The nginx configuration must be modified to have a new, HTTP-only server block:
http {
# ...
server {
listen 80 default_server;
server_name _;
location /.well-known/acme-challenge/ {
root /var/www/certbot;
}
location / {
return 301 https://$host$request_uri;
}
}
# ...other server blocks
}
Modify the virtual server blocks for auth and ide with the usual SSL stuff (make sure to update the certificate path!):
server {
listen 443 ssl http2;
ssl_certificate /etc/letsencrypt/live/example.com/fullchain.pem;
ssl_certificate_key /etc/letsencrypt/live/example.com/privkey.pem;
include /etc/letsencrypt/options-ssl-nginx.conf;
ssl_dhparam /etc/letsencrypt/ssl-dhparams.pem;
# ...other directives
}
Don’t worry, I’ve got the final versions of the configuration files in the accompanying GitHub repository , too!
To actually request and renew certificates, we’ll need a certbot service:
certbot:
image: certbot/certbot
restart: unless-stopped
volumes:
- ./certbot/conf:/etc/letsencrypt
- ./certbot/www:/var/www/certbot
entrypoint: "/bin/sh -c 'trap exit TERM; while :; do certbot renew; sleep 12h & wait $${!}; done;'"
Finally, you can either do the last bit of footwork manually using the certbot image or just adapt @wmnnd’s
excellent script to your setup:
init-letsencrypt.sh
.
Wrapping it up
What does this leave us with?
- A running Visual Studio Code installation running headlessly
- A secure, OAuth-powered login with a provider of our choice
- An up-to-date Ubuntu container with all our daily drivers installed within
- A persistent home directory with our tool configurations
- A persistent VS Code configuration directory
We have just created our own, code-defined development environment. It is able to run everywhere Docker is running. It is hosted securely, only accessible to us. Its power is only limited by the server hardware we put below it. It can be powered down and back up again at any time!

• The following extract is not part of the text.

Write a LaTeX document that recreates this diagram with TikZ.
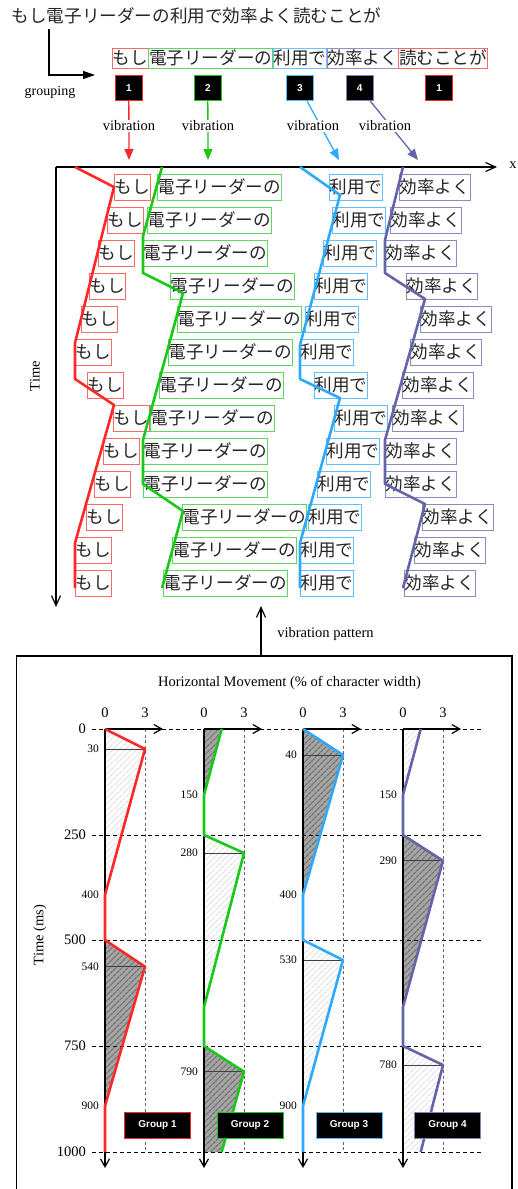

As soon as you fire up the stack with docker-compose up -d
, the services will start. If you’ve configured
everything correctly, you should now be able to navigate to https://ide.example.com
and be greeted by the UI of
Visual Studio Code.
On our Chromebook, we can install the progressive web app using the small plus button in the URL bar. This will also
open the editor in its own, Chrome-less window, and is probably the next best thing to running VS Code natively on
any other notebook!
It looks like this on my box:
I’m soon going to work with a beefy, new MacBook Pro from the current generation, and definitely going to use PhpStorm again. Nevertheless, I’m both astonished what’s possible with current technology and proud of the environment I’ve been able to bootstrap in an afternoon of work. No matter the situation, I will always have an emergency IDE available from anywhere in the future. If I was working with Visual Studio Code primarily, I would really consider this setup as my go-to environment!